# Task goal
Repeat each entry as written and leave the images out of the copy.

----- Stored rows -----

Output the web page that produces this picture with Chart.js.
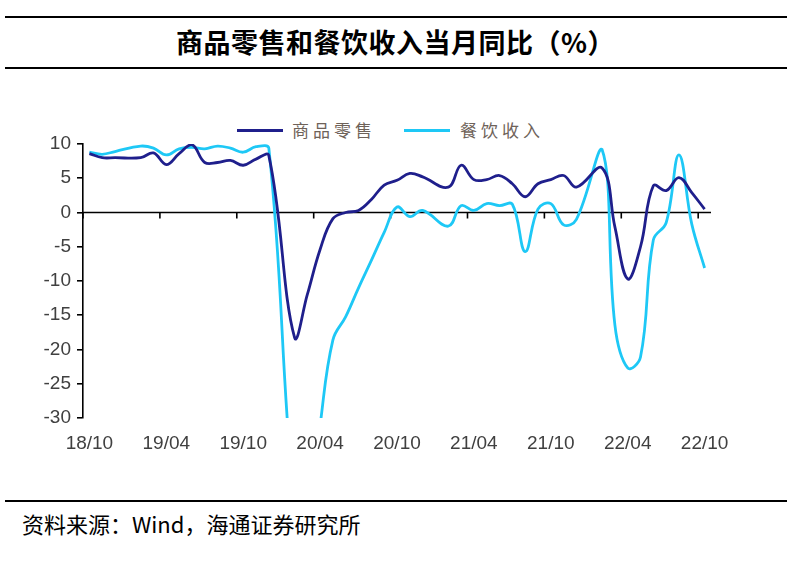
<!DOCTYPE html>
<html>
<head>
<meta charset="utf-8">
<script src="https://cdn.jsdelivr.net/npm/chart.js@4"></script>
<style>
  html, body { margin:0; padding:0; background:#fff; }
  body { width:791px; height:570px; position:relative; overflow:hidden; }
  .rule { position:absolute; left:5px; width:782px; height:2px; background:#000; }
  #title { position:absolute; left:0; width:791px; top:23px; text-align:center;
           font-family:"Noto Sans CJK SC", sans-serif; font-weight:bold; font-size:27px; line-height:38px; color:#000; letter-spacing:0.5px; }
  #source { position:absolute; left:22px; top:507px; font-family:"Noto Sans CJK SC", sans-serif;
            font-size:22px; line-height:32px; color:#000; }
  #wrap { position:absolute; left:0; top:0; width:791px; height:570px; }
  .leg { position:absolute; top:118px; font-family:"Noto Sans CJK SC", serif; font-size:17px; line-height:24px;
         color:#6e6259; letter-spacing:4px; }
  .sw { position:absolute; top:129px; height:3px; width:46px; }
</style>
</head>
<body>
<div class="rule" style="top:16px"></div>
<div id="title">商品零售和餐饮收入当月同比（%）</div>
<div class="rule" style="top:67px"></div>
<div class="sw" style="left:237px; background:#1f1f8c"></div>
<div class="leg" style="left:292px">商品零售</div>
<div class="sw" style="left:404px; background:#1ec8f6"></div>
<div class="leg" style="left:460px">餐饮收入</div>
<div class="rule" style="top:500px"></div>
<div id="source">资料来源：Wind，海通证券研究所</div>
<div id="wrap"><canvas id="c" width="791" height="570"></canvas></div>
<script>
const months = [
  "18/10","18/11","18/12",
  "19/01","19/02","19/03","19/04","19/05","19/06","19/07","19/08","19/09","19/10","19/11","19/12",
  "20/01","20/02","20/03","20/04","20/05","20/06","20/07","20/08","20/09","20/10","20/11","20/12",
  "21/01","21/02","21/03","21/04","21/05","21/06","21/07","21/08","21/09","21/10","21/11","21/12",
  "22/01","22/02","22/03","22/04","22/05","22/06","22/07","22/08","22/09","22/10"
];
const goodsRetail = [
  8.6, 8.0, 8.0,
  null, 8.0, 8.7, 7.0, 8.6, 9.9, 7.3, 7.3, 7.6, 6.9, 7.8, 8.3,
  null, -18.2, -12.0, -5.4, -0.9, 0.0, 0.3, 1.9, 4.0, 4.7, 5.7, 5.2,
  null, 3.7, 6.9, 4.8, 4.8, 5.4, 4.2, 2.3, 4.2, 4.8, 5.4, 3.7,
  null, 6.5, -2.1, -9.7, -5.0, 3.9, 3.2, 5.1, 2.9, 0.5
];
const cateringIncome = [
  8.8, 8.5, 8.9,
  null, 9.7, 9.4, 8.4, 9.3, 9.5, 9.3, 9.7, 9.4, 8.8, 9.6, 9.4,
  null, -43.1, -46.8, -31.1, -18.6, -15.2, -11.0, -7.0, -2.9, 0.8, -0.6, 0.3,
  null, -2.0, 1.0, 0.3, 1.3, 1.0, 1.2, -5.7, 0.5, 1.3, -1.8, -1.0,
  null, 9.2, -16.4, -22.7, -21.1, -4.0, -1.5, 8.4, -1.7, -8.1
];
const yMin = -30, yMax = 10, yStep = 5, labelEvery = 6;

const zeroAxis = {
  id: 'zeroAxis',
  beforeDatasetsDraw(chart) {
    const { ctx, chartArea, scales: { x, y } } = chart;
    const y0 = y.getPixelForValue(0);
    const half = (x.getPixelForValue(1) - x.getPixelForValue(0)) / 2;
    ctx.save();
    ctx.strokeStyle = '#000';
    ctx.lineWidth = 1.6;
    ctx.beginPath();
    ctx.moveTo(chartArea.left, y0);
    ctx.lineTo(chartArea.right, y0);
    for (let i = 0; i < months.length; i += labelEvery) {
      const px = x.getPixelForValue(i) - half;
      ctx.moveTo(px, y0);
      ctx.lineTo(px, y0 + 6);
    }
    ctx.stroke();
    ctx.restore();
  }
};

new Chart(document.getElementById('c'), {
  type: 'line',
  data: {
    labels: months,
    datasets: [
      { label: '商品零售', data: goodsRetail, borderColor: '#1f1f8c', borderWidth: 2.8,
        pointRadius: 0, tension: 0.4, spanGaps: true, fill: false },
      { label: '餐饮收入', data: cateringIncome, borderColor: '#1ec8f6', borderWidth: 2.8,
        pointRadius: 0, tension: 0.4, spanGaps: true, fill: false }
    ]
  },
  options: {
    responsive: false,
    animation: false,
    devicePixelRatio: 1,
    layout: { padding: { left: 0, right: 80, top: 144, bottom: 112 } },
    plugins: { legend: { display: false }, tooltip: { enabled: false }, title: { display: false } },
    scales: {
      x: {
        type: 'category',
        offset: true,
        grid: { display: false, drawTicks: false },
        border: { display: false },
        ticks: {
          autoSkip: false, maxRotation: 0, minRotation: 0, padding: 14,
          color: '#404040', font: { family: 'Liberation Sans, Arial, sans-serif', size: 19 },
          callback: function (v, i) { return i % labelEvery === 0 ? months[i] : ''; }
        },
        afterFit(scale) { scale.height = 40; }
      },
      y: {
        min: yMin, max: yMax,
        ticks: { stepSize: yStep, padding: 6, color: '#404040',
                 font: { family: 'Liberation Sans, Arial, sans-serif', size: 19 } },
        grid: { display: true, drawOnChartArea: false, drawTicks: true, tickLength: 6,
                color: '#000', lineWidth: 1.6 },
        border: { display: true, color: '#000', width: 1.6 },
        afterFit(scale) { scale.width = 83; }
      }
    }
  },
  plugins: [zeroAxis]
});
</script>
</body>
</html>
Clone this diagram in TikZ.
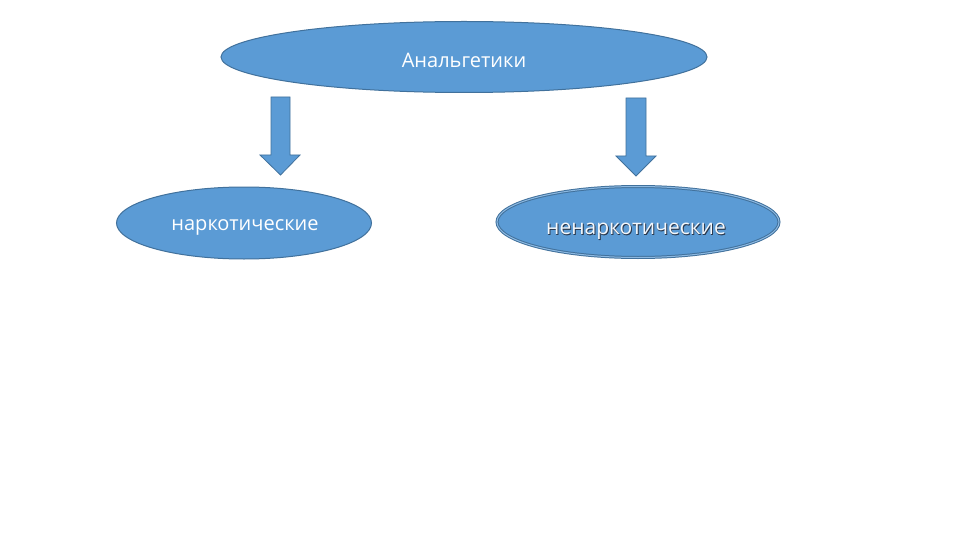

-----

# Task output
Output the web page that produces this picture with Chart.js.
<!DOCTYPE html>
<html>
<head>
<meta charset="utf-8">
<script src="https://cdn.jsdelivr.net/npm/chart.js@4"></script>
<style>
  html, body { margin:0; padding:0; background:#fff; }
  body { width:791px; height:570px; position:relative; overflow:hidden; }
  .rule { position:absolute; left:5px; width:782px; height:2px; background:#000; }
  #title { position:absolute; left:0; width:791px; top:23px; text-align:center;
           font-family:"Noto Sans CJK SC", sans-serif; font-weight:bold; font-size:27px; line-height:38px; color:#000; letter-spacing:0.5px; }
  #source { position:absolute; left:22px; top:507px; font-family:"Noto Sans CJK SC", sans-serif;
            font-size:22px; line-height:32px; color:#000; }
  #wrap { position:absolute; left:0; top:0; width:791px; height:570px; }
  .leg { position:absolute; top:118px; font-family:"Noto Sans CJK SC", serif; font-size:17px; line-height:24px;
         color:#6e6259; letter-spacing:4px; }
  .sw { position:absolute; top:129px; height:3px; width:46px; }
</style>
</head>
<body>
<div class="rule" style="top:16px"></div>
<div id="title">商品零售和餐饮收入当月同比（%）</div>
<div class="rule" style="top:67px"></div>
<div class="sw" style="left:237px; background:#1f1f8c"></div>
<div class="leg" style="left:292px">商品零售</div>
<div class="sw" style="left:404px; background:#1ec8f6"></div>
<div class="leg" style="left:460px">餐饮收入</div>
<div class="rule" style="top:500px"></div>
<div id="source">资料来源：Wind，海通证券研究所</div>
<div id="wrap"><canvas id="c" width="791" height="570"></canvas></div>
<script>
const months = [
  "18/10","18/11","18/12",
  "19/01","19/02","19/03","19/04","19/05","19/06","19/07","19/08","19/09","19/10","19/11","19/12",
  "20/01","20/02","20/03","20/04","20/05","20/06","20/07","20/08","20/09","20/10","20/11","20/12",
  "21/01","21/02","21/03","21/04","21/05","21/06","21/07","21/08","21/09","21/10","21/11","21/12",
  "22/01","22/02","22/03","22/04","22/05","22/06","22/07","22/08","22/09","22/10"
];
const goodsRetail = [
  8.6, 8.0, 8.0,
  null, 8.0, 8.7, 7.0, 8.6, 9.9, 7.3, 7.3, 7.6, 6.9, 7.8, 8.3,
  null, -18.2, -12.0, -5.4, -0.9, 0.0, 0.3, 1.9, 4.0, 4.7, 5.7, 5.2,
  null, 3.7, 6.9, 4.8, 4.8, 5.4, 4.2, 2.3, 4.2, 4.8, 5.4, 3.7,
  null, 6.5, -2.1, -9.7, -5.0, 3.9, 3.2, 5.1, 2.9, 0.5
];
const cateringIncome = [
  8.8, 8.5, 8.9,
  null, 9.7, 9.4, 8.4, 9.3, 9.5, 9.3, 9.7, 9.4, 8.8, 9.6, 9.4,
  null, -43.1, -46.8, -31.1, -18.6, -15.2, -11.0, -7.0, -2.9, 0.8, -0.6, 0.3,
  null, -2.0, 1.0, 0.3, 1.3, 1.0, 1.2, -5.7, 0.5, 1.3, -1.8, -1.0,
  null, 9.2, -16.4, -22.7, -21.1, -4.0, -1.5, 8.4, -1.7, -8.1
];
const yMin = -30, yMax = 10, yStep = 5, labelEvery = 6;

const zeroAxis = {
  id: 'zeroAxis',
  beforeDatasetsDraw(chart) {
    const { ctx, chartArea, scales: { x, y } } = chart;
    const y0 = y.getPixelForValue(0);
    const half = (x.getPixelForValue(1) - x.getPixelForValue(0)) / 2;
    ctx.save();
    ctx.strokeStyle = '#000';
    ctx.lineWidth = 1.6;
    ctx.beginPath();
    ctx.moveTo(chartArea.left, y0);
    ctx.lineTo(chartArea.right, y0);
    for (let i = 0; i < months.length; i += labelEvery) {
      const px = x.getPixelForValue(i) - half;
      ctx.moveTo(px, y0);
      ctx.lineTo(px, y0 + 6);
    }
    ctx.stroke();
    ctx.restore();
  }
};

new Chart(document.getElementById('c'), {
  type: 'line',
  data: {
    labels: months,
    datasets: [
      { label: '商品零售', data: goodsRetail, borderColor: '#1f1f8c', borderWidth: 2.8,
        pointRadius: 0, tension: 0.4, spanGaps: true, fill: false },
      { label: '餐饮收入', data: cateringIncome, borderColor: '#1ec8f6', borderWidth: 2.8,
        pointRadius: 0, tension: 0.4, spanGaps: true, fill: false }
    ]
  },
  options: {
    responsive: false,
    animation: false,
    devicePixelRatio: 1,
    layout: { padding: { left: 0, right: 80, top: 144, bottom: 112 } },
    plugins: { legend: { display: false }, tooltip: { enabled: false }, title: { display: false } },
    scales: {
      x: {
        type: 'category',
        offset: true,
        grid: { display: false, drawTicks: false },
        border: { display: false },
        ticks: {
          autoSkip: false, maxRotation: 0, minRotation: 0, padding: 14,
          color: '#404040', font: { family: 'Liberation Sans, Arial, sans-serif', size: 19 },
          callback: function (v, i) { return i % labelEvery === 0 ? months[i] : ''; }
        },
        afterFit(scale) { scale.height = 40; }
      },
      y: {
        min: yMin, max: yMax,
        ticks: { stepSize: yStep, padding: 6, color: '#404040',
                 font: { family: 'Liberation Sans, Arial, sans-serif', size: 19 } },
        grid: { display: true, drawOnChartArea: false, drawTicks: true, tickLength: 6,
                color: '#000', lineWidth: 1.6 },
        border: { display: true, color: '#000', width: 1.6 },
        afterFit(scale) { scale.width = 83; }
      }
    }
  },
  plugins: [zeroAxis]
});
</script>
</body>
</html>
Clone this diagram in TikZ.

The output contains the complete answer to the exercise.